Selectivity and Cardinality

  • Selectivity(選択率)とCardinality(濃度)
    • Selectivity, Cardinality のそれぞれの意味はわかるが
    • "選択率が高い・低い"がよくわからなくなるのでメモ

Selectivity of index = cardinality/(number of rows) * 100%

  • 男女の性別を保存するカラム(Sex)を考えた時,その値は 'Male', 'Female' の二値しか取らないとする.レコードが一万行あるとき,Cardinality が '2' のとき,Selectivity は '0.02%'(極めて低い)

A low selectivity basically means there is not a lot of variation in the values in a column – that there is not a lot of possibilities for the values of a column. Suppose, using the example table that we discussed earlier, that we want to find the names of all the females in the table.

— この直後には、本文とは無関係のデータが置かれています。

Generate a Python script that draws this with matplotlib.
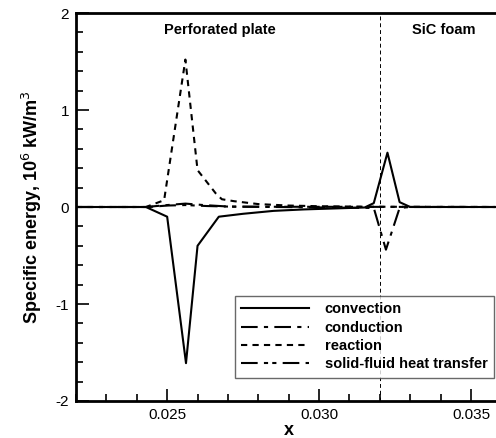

Database query optimizers have to make a decision about whether it would actually make sense to either use the index to find certain rows in a table or to not use the index. This is because there are times when using the index is actually less efficient than just directly scanning the table itself. This is something that you should remember: even if a column has an index created for it, that does not mean the index will always be used, because scanning the table directly without going through the index first could be a better, more efficient, option.

  • High / Low Selectivity
    • High: 少ない行しか選択されない => インデックスが有効
    • Low: 多くの行が選択される => テーブルスキャンが有効(インデックスがあまり働かない)(例:性別など)
  • High/ Low Cardinality
    • High: あるカラムについて,値のバリエーションが多い
    • Low: あるカラムについて,値のバリエーションが少ない(例: 性別など),Hash Join などが有効(ハッシュ値が衝突する可能性が低い)